Exercise objective -> Give back only the lines from the one that contains "Generate a Python" through the one that contains "plt.rcParams['font.family'] = ['DejaVu Sans']", word for word and without images.

─── Data to use

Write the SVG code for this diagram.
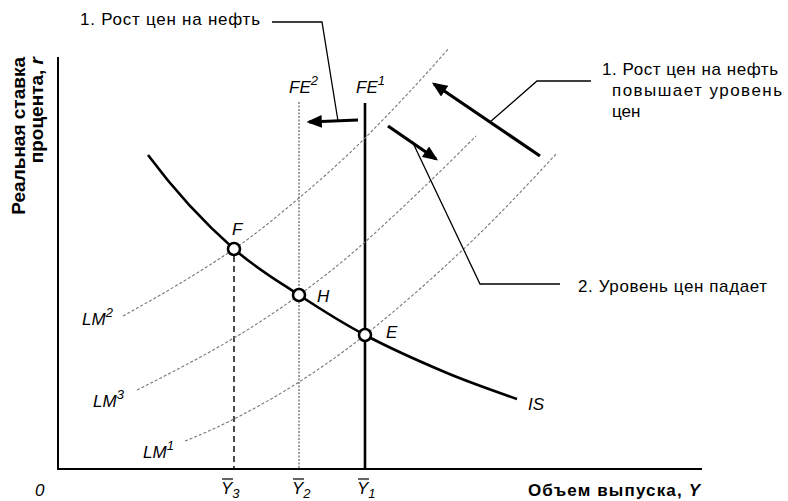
<svg xmlns="http://www.w3.org/2000/svg" width="788" height="501" viewBox="0 0 788 501">
<defs>
<style>
text{font-family:"Liberation Sans",Arial,sans-serif;fill:#000}
.t{font-size:17px}
.it{font-size:17px;font-style:italic}
.sup{font-size:13px;font-style:italic}
.b{font-weight:bold}
.axis{stroke:#000;stroke-width:2;fill:none}
.lm{stroke:#777;stroke-width:1.1;fill:none;stroke-dasharray:3 2}
.is{stroke:#000;stroke-width:2.6;fill:none}
.lead{stroke:#000;stroke-width:1.3;fill:none}
.arr{stroke:#000;stroke-width:3.2;fill:none;marker-end:url(#ah)}
.pt{fill:#fff;stroke:#000;stroke-width:2.6}
</style>
<marker id="ah" viewBox="0 0 12 10" refX="10" refY="5" markerWidth="5" markerHeight="4" markerUnits="strokeWidth" orient="auto">
<path d="M0,0 L12,5 L0,10 Z" fill="#000"/>
</marker>
</defs>
<rect width="788" height="501" fill="#fff"/>

<g id="axes">
<path class="axis" d="M58,57 V470 M57,469 H702"/>
<text class="t b" transform="translate(25,57) rotate(-90)" text-anchor="end" style="font-size:19px">Реальная ставка</text>
<text class="t b" transform="translate(43,57) rotate(-90)" text-anchor="end" style="font-size:19px">процента, <tspan font-style="italic">r</tspan></text>
<text class="t b" x="528" y="496" textLength="172">Объем выпуска, <tspan font-style="italic">Y</tspan></text>
<text class="it" x="35" y="496">0</text>
</g>

<g id="ticks">
<line x1="222" y1="479" x2="233" y2="479" stroke="#000" stroke-width="1.2"/>
<text class="it" x="221" y="494">Y<tspan class="sup" dy="4">3</tspan></text>
<line x1="293" y1="479" x2="304" y2="479" stroke="#000" stroke-width="1.2"/>
<text class="it" x="292" y="494">Y<tspan class="sup" dy="4">2</tspan></text>
<line x1="358" y1="479" x2="369" y2="479" stroke="#000" stroke-width="1.2"/>
<text class="it" x="357" y="494">Y<tspan class="sup" dy="4">1</tspan></text>
</g>

<g id="connectors">
<line x1="234" y1="256" x2="234" y2="469" stroke="#000" stroke-width="1.4" stroke-dasharray="6 4"/>
<line x1="299" y1="102" x2="299" y2="469" stroke="#777" stroke-width="1.4" stroke-dasharray="2 1.5"/>
<line x1="365" y1="103" x2="365" y2="469" stroke="#000" stroke-width="2.6"/>
<path class="lm" d="M123,316 C160,295.6 197,274.2 234,249 C255.7,234.2 277.3,216.3 299,198 C320.3,180 341.7,161.3 363,140 C391.7,111.3 420.3,81 449,48"/>
<path class="lm" d="M137,390 C169.3,373.8 201.7,357.1 234,338 C255.7,325.2 277.3,310.8 299,295 C321,278.9 343,261.8 365,242 C402,208.7 439,173 476,136"/>
<path class="lm" d="M185,441 C201.3,434.5 217.7,427.3 234,419 C255.7,407.9 277.3,395.9 299,382 C321,367.9 343,352.6 365,335 C401,306.2 437,274.6 473,240 C501,213.1 529,183.2 557,153"/>
<path class="is" d="M148,155 C176.7,193.7 205.3,223.7 234,249 C255.7,268.1 277.3,280.7 299,295 C321,309.5 343,323.3 365,335 C392.3,349.5 419.7,361.5 447,373 C470.3,382.8 493.7,390.8 517,399"/>
<line class="arr" x1="358" y1="120" x2="309" y2="122"/>
<line class="arr" x1="388" y1="126" x2="436" y2="159"/>
<line class="arr" x1="540" y1="156" x2="434" y2="84"/>
<path class="lead" d="M272,22 H322 L338,121"/>
<path class="lead" d="M591,81 H537 L490,122"/>
<path class="lead" d="M560,284 H480 L413,143"/>
</g>

<g id="labels">
<text class="it" x="289" y="93">FE<tspan class="sup" dy="-8">2</tspan></text>
<text class="it" x="356" y="93">FE<tspan class="sup" dy="-8">1</tspan></text>
<text class="it" x="82" y="325">LM<tspan class="sup" dy="-8">2</tspan></text>
<text class="it" x="93" y="407">LM<tspan class="sup" dy="-8">3</tspan></text>
<text class="it" x="143" y="458">LM<tspan class="sup" dy="-8">1</tspan></text>
<text class="it" x="528" y="410">IS</text>
</g>

<g id="F"><circle class="pt" cx="234" cy="249" r="6"/><text class="it" x="232" y="235">F</text></g>
<g id="H"><circle class="pt" cx="299" cy="295" r="6"/><text class="it" x="317" y="302">H</text></g>
<g id="E"><circle class="pt" cx="365" cy="335" r="6"/><text class="it" x="386" y="338">E</text></g>

<g id="notes">
<text class="t" x="80" y="25" textLength="180">1. Рост цен на нефть</text>
<text class="t" x="602" y="75" textLength="176">1. Рост цен на нефть</text>
<text class="t" x="612" y="96" textLength="170">повышает уровень</text>
<text class="t" x="612" y="117">цен</text>
<text class="t" x="578" y="292" textLength="189">2. Уровень цен падает</text>
</g>
</svg>
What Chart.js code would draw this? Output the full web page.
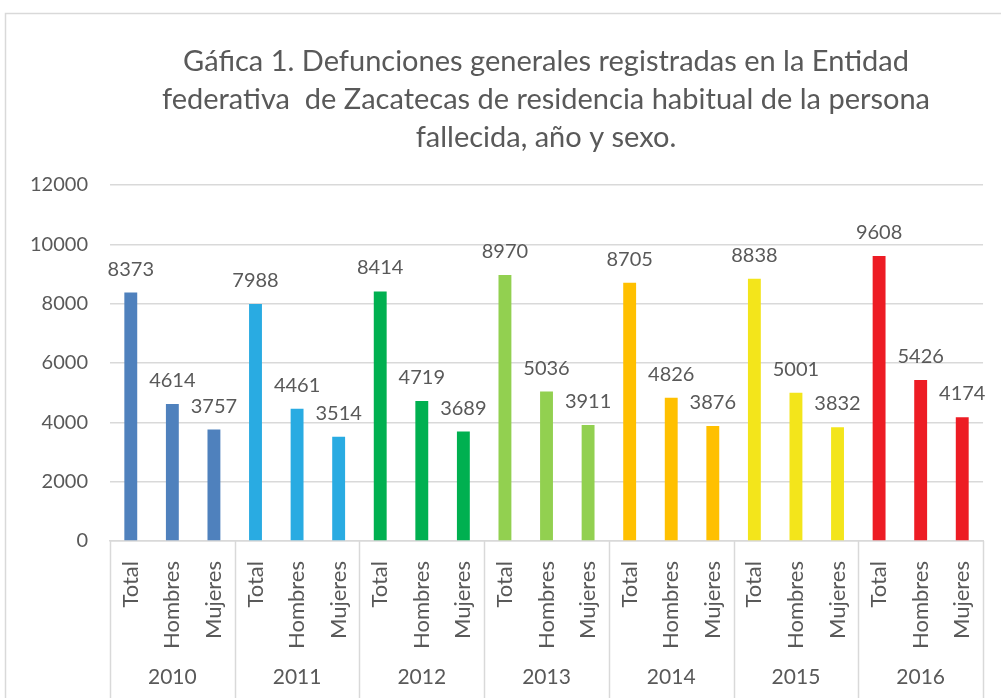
<!DOCTYPE html>
<html>
<head>
<meta charset="utf-8">
<script src="https://cdn.jsdelivr.net/npm/chart.js@4.4.1/dist/chart.umd.min.js"></script>
<style>
  html, body { margin: 0; padding: 0; background: #fff; }
  #wrap { width: 1001px; height: 698px; position: relative; }
</style>
</head>
<body>
<div id="wrap"><canvas id="grafica" width="1001" height="698"></canvas></div>
<script>
// Datos de la gráfica
const years = ['2010', '2011', '2012', '2013', '2014', '2015', '2016'];
const sexes = ['Total', 'Hombres', 'Mujeres'];
const totalValues = [8373, 7988, 8414, 8970, 8705, 8838, 9608];
const hombresValues = [4614, 4461, 4719, 5036, 4826, 5001, 5426];
const mujeresValues = [3757, 3514, 3689, 3911, 3876, 3832, 4174];
const yearColors = ['#4F81BD', '#29ABE2', '#00B050', '#92D050', '#FFC000', '#F3E51B', '#ED1C24'];
const titleLines = [
  'Gáfica 1. Defunciones generales registradas en la Entidad',
  'federativa  de Zacatecas de residencia habitual de la persona',
  'fallecida, año y sexo.'
];
const yMax = 12000;
const yStep = 2000;

const FONT = 'Lato, "Open Sans", sans-serif';
const TEXT = '#595959';
const LINE = '#d9d9d9';

// Etiquetas y valores en orden año -> sexo
const labels = [];
const values = [];
const colors = [];
years.forEach((year, i) => {
  const byYear = [totalValues[i], hombresValues[i], mujeresValues[i]];
  sexes.forEach((sex, j) => {
    labels.push(sex);
    values.push(byYear[j]);
    colors.push(yearColors[i]);
  });
});

// Marco, título, etiquetas de datos y eje de años
const excelLook = {
  id: 'excelLook',
  afterDraw(chart) {
    const ctx = chart.ctx;
    const area = chart.chartArea;
    const x = chart.scales.x;
    ctx.save();

    // marco del gráfico
    ctx.strokeStyle = LINE;
    ctx.lineWidth = 1.5;
    ctx.strokeRect(5.5, 13.5, 1010, 700);

    // título
    ctx.fillStyle = TEXT;
    ctx.font = '29px ' + FONT;
    ctx.textAlign = 'center';
    ctx.textBaseline = 'middle';
    titleLines.forEach((line, i) => ctx.fillText(line, 546, 62 + i * 38));

    // valores sobre las barras
    ctx.font = '20px ' + FONT;
    ctx.textBaseline = 'alphabetic';
    const meta = chart.getDatasetMeta(0);
    meta.data.forEach((bar, i) => {
      ctx.fillText(String(values[i]), bar.x, bar.y - 17);
    });

    // separadores de grupo y años
    ctx.strokeStyle = LINE;
    ctx.lineWidth = 1.5;
    const bounds = [];
    for (let i = 0; i <= years.length; i++) {
      let bx;
      if (i === 0) bx = area.left;
      else if (i === years.length) bx = area.right;
      else bx = (x.getPixelForValue(i * 3 - 1) + x.getPixelForValue(i * 3)) / 2;
      bounds.push(bx);
      ctx.beginPath();
      ctx.moveTo(Math.round(bx) + 0.5, area.bottom);
      ctx.lineTo(Math.round(bx) + 0.5, 698);
      ctx.stroke();
    }
    ctx.textBaseline = 'middle';
    ctx.font = '21px ' + FONT;
    years.forEach((year, i) => {
      ctx.fillText(year, (bounds[i] + bounds[i + 1]) / 2, 677);
    });
    ctx.restore();
  }
};

new Chart(document.getElementById('grafica').getContext('2d'), {
  type: 'bar',
  data: {
    labels: labels,
    datasets: [{
      data: values,
      backgroundColor: colors,
      borderWidth: 0,
      categoryPercentage: 1,
      barPercentage: 0.31
    }]
  },
  options: {
    responsive: false,
    animation: false,
    layout: { padding: { top: 185, right: 15, bottom: 0, left: 0 } },
    plugins: {
      legend: { display: false },
      title: { display: false },
      tooltip: { enabled: false }
    },
    scales: {
      x: {
        grid: { display: false },
        border: { color: LINE, width: 1.5 },
        ticks: {
          autoSkip: false,
          minRotation: 90,
          maxRotation: 90,
          padding: 12,
          color: TEXT,
          font: { family: FONT, size: 22 }
        },
        afterFit(scale) { scale.height = 157; }
      },
      y: {
        min: 0,
        max: yMax,
        ticks: {
          stepSize: yStep,
          padding: 22,
          color: TEXT,
          font: { family: FONT, size: 20 },
          callback: (value) => String(value)
        },
        grid: { color: LINE, lineWidth: 1.5, drawTicks: false },
        border: { display: false },
        afterFit(scale) { scale.width = 110; }
      }
    }
  },
  plugins: [excelLook]
});
</script>
</body>
</html>
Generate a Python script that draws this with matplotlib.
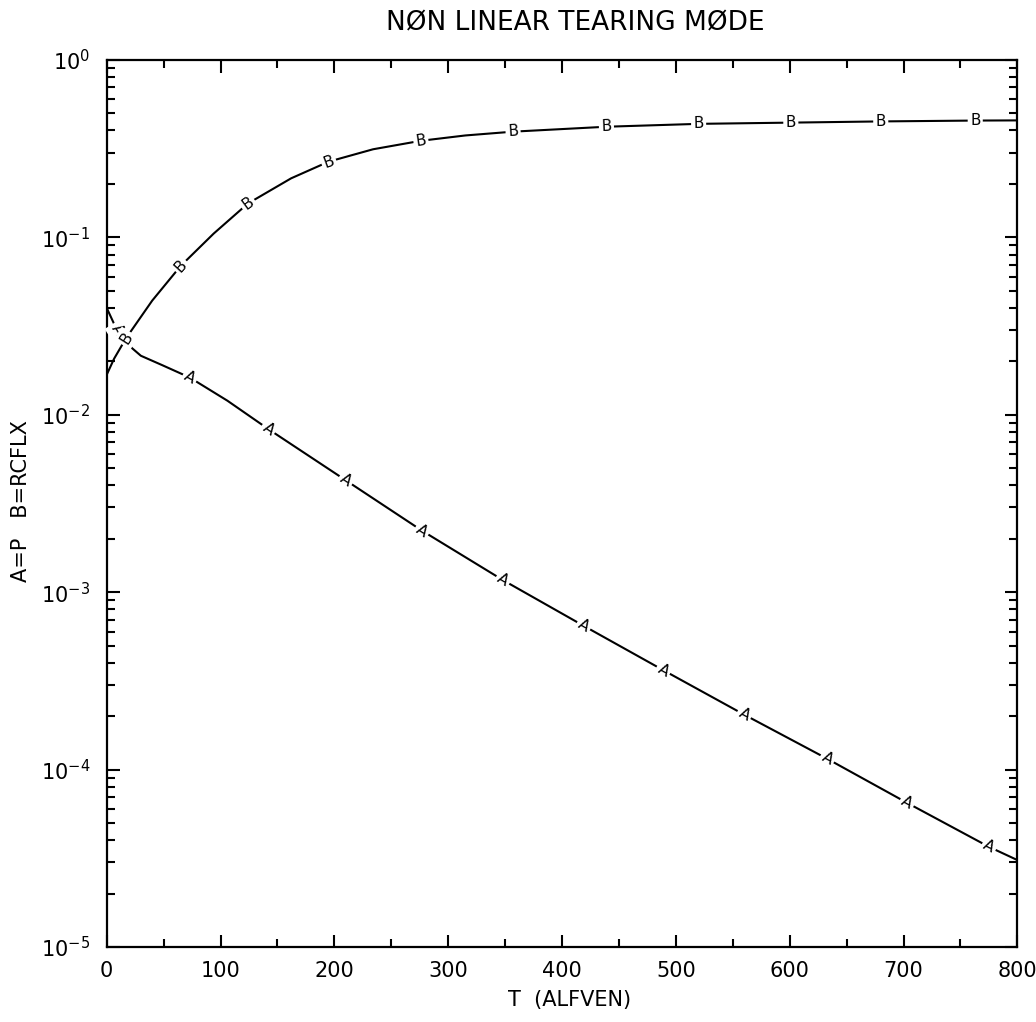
import numpy as np
import matplotlib
matplotlib.use("Agg")
import matplotlib.pyplot as plt
from matplotlib.ticker import MultipleLocator, LogLocator, NullFormatter, FixedLocator

plt.rcParams['font.family'] = ['DejaVu Sans']

# ---- data ----
# curve A : P
t_a = [0, 9, 16, 22, 30, 49, 73, 106, 142, 210, 277, 348, 419, 489, 560, 633, 703, 775, 800]
p_a = [0.040, 0.030, 0.027, 0.0238, 0.0215, 0.019, 0.0162, 0.0120, 0.0083, 0.00427, 0.00222,
       0.00117, 0.000646, 0.000363, 0.000204, 0.000115, 6.5e-5, 3.67e-5, 3.09e-5]
t_a_mark = [9, 73, 142, 210, 277, 348, 419, 489, 560, 633, 703, 775]
p_a_mark = [0.030, 0.0162, 0.0083, 0.00427, 0.00222, 0.00117, 0.000646, 0.000363,
            0.000204, 0.000115, 6.5e-5, 3.67e-5]

# curve B : RCFLX
t_b = [0, 6.5, 17, 40, 65, 94, 124, 162, 195, 234, 276, 315, 357, 439, 520, 601, 680, 763, 800]
r_b = [0.0168, 0.0207, 0.027, 0.044, 0.069, 0.105, 0.155, 0.215, 0.267, 0.3135, 0.35, 0.375,
       0.394, 0.42, 0.436, 0.443, 0.45, 0.455, 0.456]
t_b_mark = [17, 65, 124, 195, 276, 357, 439, 520, 601, 680, 763]
r_b_mark = [0.027, 0.069, 0.155, 0.267, 0.35, 0.394, 0.42, 0.436, 0.443, 0.45, 0.455]

x_ticks = [0, 100, 200, 300, 400, 500, 600, 700, 800]
title = "NØN LINEAR TEARING MØDE"
xlabel = "T  (ALFVEN)"
ylabel = "A=P   B=RCFLX"

# ---- figure ----
fig = plt.figure(figsize=(10.36, 10.22), dpi=100)
ax = fig.add_axes([0.103, 0.0734, 0.879, 0.868])
ax.set_yscale('log')
ax.set_xlim(0, 800)
ax.set_ylim(1e-5, 1)

ax.plot(t_a, p_a, color='black', lw=1.5, solid_capstyle='round', solid_joinstyle='round')
ax.plot(t_b, r_b, color='black', lw=1.5, solid_capstyle='round', solid_joinstyle='round')

fig.canvas.draw()

def place_letters(ts, vs, tline, vline, letter):
    logv = np.log10(vline)
    for t, v in zip(ts, vs):
        t0, t1 = max(t - 6, 0), min(t + 6, 800)
        y0 = 10 ** np.interp(t0, tline, logv)
        y1 = 10 ** np.interp(t1, tline, logv)
        p0 = ax.transData.transform((t0, y0))
        p1 = ax.transData.transform((t1, y1))
        ang = np.degrees(np.arctan2(p1[1] - p0[1], p1[0] - p0[0]))
        ax.text(t, v, letter, ha='center', va='center', fontsize=11,
                rotation=ang, rotation_mode='anchor', zorder=5,
                bbox=dict(boxstyle='square,pad=0.15', fc='white', ec='none'))

place_letters(t_a_mark, p_a_mark, t_a, p_a, 'A')
place_letters(t_b_mark, r_b_mark, t_b, r_b, 'B')

# ticks
ax.xaxis.set_major_locator(FixedLocator(x_ticks))
ax.xaxis.set_minor_locator(MultipleLocator(50))
ax.yaxis.set_major_locator(LogLocator(base=10, numticks=10))
ax.yaxis.set_minor_locator(LogLocator(base=10, subs=np.arange(2, 10), numticks=20))
ax.yaxis.set_minor_formatter(NullFormatter())
ax.tick_params(which='both', direction='in', top=True, right=True, width=1.5)
ax.tick_params(which='major', length=9, labelsize=15)
ax.tick_params(which='minor', length=6)
ax.tick_params(axis='x', which='major', pad=10)
ax.tick_params(axis='y', which='major', pad=12)
for s in ax.spines.values():
    s.set_linewidth(1.6)

fig.text(0.555, 0.977, title, ha='center', va='center', fontsize=19)
fig.text(0.55, 0.022, xlabel, ha='center', va='center', fontsize=15)
fig.text(0.02, 0.51, ylabel, ha='center', va='center', fontsize=15, rotation=90)

fig.savefig("out.png", dpi=100)
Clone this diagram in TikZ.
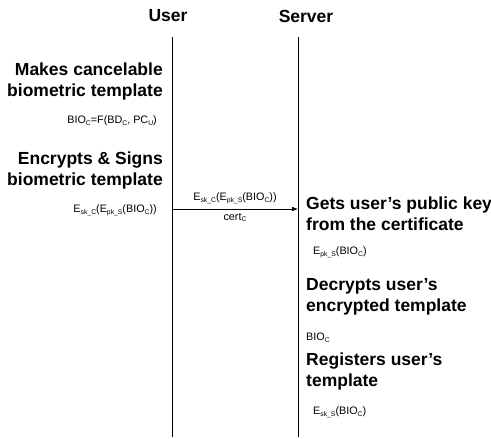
\documentclass[tikz,border=0pt]{standalone}
\usepackage{fontspec}
\setmainfont{Liberation Sans}
\usetikzlibrary{arrows.meta}
\newcommand{\sbs}[1]{\raisebox{-0.3ex}{\fontsize{6.8}{6.8}\selectfont #1}}
\begin{document}
\begin{tikzpicture}[x=1pt,y=-1pt,
  head/.style={font=\fontsize{17.5}{21}\selectfont\bfseries, inner sep=0pt},
  formula/.style={font=\fontsize{10.8}{13}\selectfont, inner sep=0pt},
  lifeline/.style={line width=0.6pt},
  msg/.style={line width=0.6pt, -{Latex[length=6pt,width=4.5pt]}}]
\useasboundingbox (0,0) rectangle (491,439);
% titles
\node[head] (user) at (168,16) {User};
\node[head] (server) at (306,16) {Server};
% lifelines
\coordinate (ut) at (172,37); \coordinate (ub) at (172,437);
\coordinate (st) at (298,37); \coordinate (sb) at (298,437);
\draw[lifeline] (ut) -- (ub);
\draw[lifeline] (st) -- (sb);
% user side
\node[head, anchor=east, align=right] (mk) at (163,81) {Makes cancelable\\biometric template};
\node[formula, anchor=east] (f1) at (157,121) {BIO\sbs{C}=F(BD\sbs{C}, PC\sbs{U})};
\node[head, anchor=east, align=right] (enc) at (163,170) {Encrypts \& Signs\\biometric template};
\node[formula, anchor=east] (f2) at (157,210) {E\sbs{sk\_C}(E\sbs{pk\_S}(BIO\sbs{C}))};
% message
\coordinate (m1) at (172,209); \coordinate (m2) at (298,209);
\draw[msg] (m1) -- node[formula, above=5pt] (ml) {E\sbs{sk\_C}(E\sbs{pk\_S}(BIO\sbs{C}))} node[formula, below=4pt] (mc) {cert\sbs{C}} (m2);
% server side
\node[head, anchor=west, align=left] (gets) at (306,214) {Gets user’s public key\\from the certificate};
\node[formula, anchor=west] (f3) at (313,252) {E\sbs{pk\_S}(BIO\sbs{C})};
\node[head, anchor=west, align=left] (dec) at (306,297) {Decrypts user’s\\encrypted template};
\node[formula, anchor=west] (f4) at (306,338) {BIO\sbs{C}};
\node[head, anchor=west, align=left] (reg) at (306,371) {Registers user’s\\template};
\node[formula, anchor=west] (f5) at (313,412) {E\sbs{sk\_S}(BIO\sbs{C})};
\end{tikzpicture}
\end{document}
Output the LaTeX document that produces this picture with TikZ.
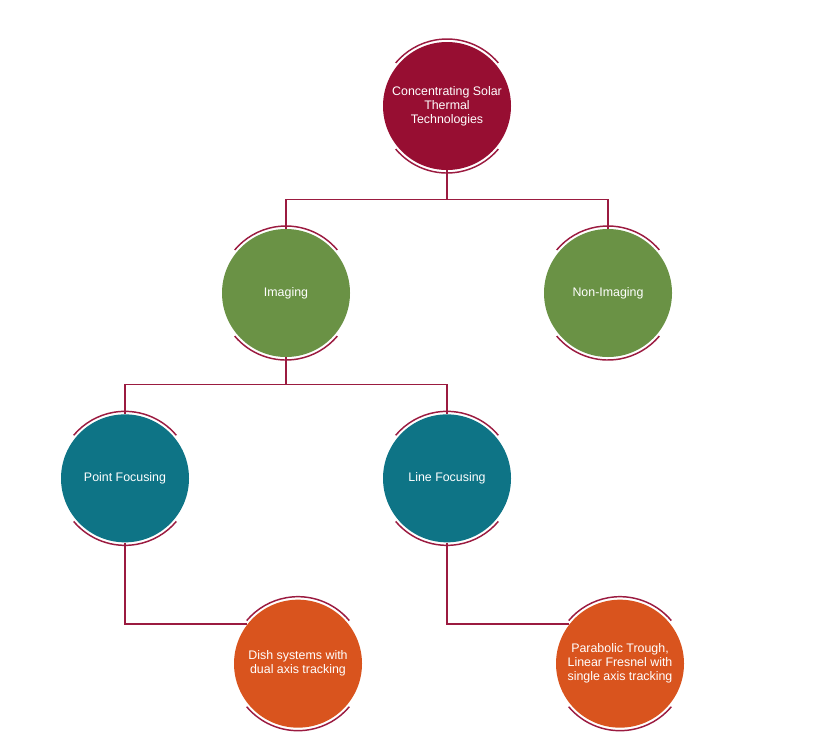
\documentclass[tikz,border=0pt]{standalone}
\usepackage{fontspec}
\setmainfont{Liberation Sans}
\usetikzlibrary{positioning}

\definecolor{wine}{HTML}{970E32}
\definecolor{leaf}{HTML}{6A9245}
\definecolor{teal}{HTML}{0E7486}
\definecolor{rust}{HTML}{D9541E}
\definecolor{line}{HTML}{9B1B40}

\tikzset{
  disc/.style={circle, minimum size=96pt, inner sep=0pt, text=white, align=center,
    font=\fontsize{9.3}{10.5}\selectfont},
  link/.style={draw=line, line width=1.1pt},
  rim/.style={draw=line, line width=1.1pt}
}

\begin{document}
\begin{tikzpicture}[node distance=139pt, auto]
\useasboundingbox (0pt,0pt) rectangle (622.5pt,-565.5pt);
\node (cst)[disc, fill=wine] at (335.25pt,-79.5pt) {Concentrating Solar\\Thermal\\Technologies};
\node (img)[disc, fill=leaf] [below of = cst, xshift=-120.75pt, yshift=-1.25pt] {Imaging};
\node (non)[disc, fill=leaf] [below of = cst, xshift=120.75pt, yshift=-1.25pt] {Non-Imaging};
\node (pf)[disc, fill=teal] [below of = img, xshift=-120.75pt] {Point Focusing};
\node (lf)[disc, fill=teal] [below of = img, xshift=120.75pt] {Line Focusing};
\node (dish)[disc, fill=rust] [below of = pf, xshift=129.75pt] {Dish systems with\\dual axis tracking};
\node (par)[disc, fill=rust] [below of = lf, xshift=129.75pt] {Parabolic Trough,\\Linear Fresnel with\\single axis tracking};
% rims
\foreach \n in {cst,img,non,pf,lf,dish,par} {
  \draw[rim] (\n.center) ++(40:50.25pt) arc (40:140:50.25pt);
  \draw[rim] (\n.center) ++(220:50.25pt) arc (220:320:50.25pt);
}
% links
\draw[link] (cst.south) -- ++(0,-22pt) -| (img.north);
\draw[link] (cst.south) -- ++(0,-22pt) -| (non.north);
\draw[link] (img.south) -- ++(0,-20.5pt) -| (pf.north);
\draw[link] (img.south) -- ++(0,-20.5pt) -| (lf.north);
\draw[link] (pf.south) |- (dish.142);
\draw[link] (lf.south) |- (par.142);
\end{tikzpicture}
\end{document}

──────

The reply ->
Generate a Python script that draws this with matplotlib.
import numpy as np
import matplotlib
matplotlib.use("Agg")
import matplotlib.pyplot as plt
from matplotlib.ticker import MultipleLocator, LogLocator, NullFormatter, FixedLocator

plt.rcParams['font.family'] = ['DejaVu Sans']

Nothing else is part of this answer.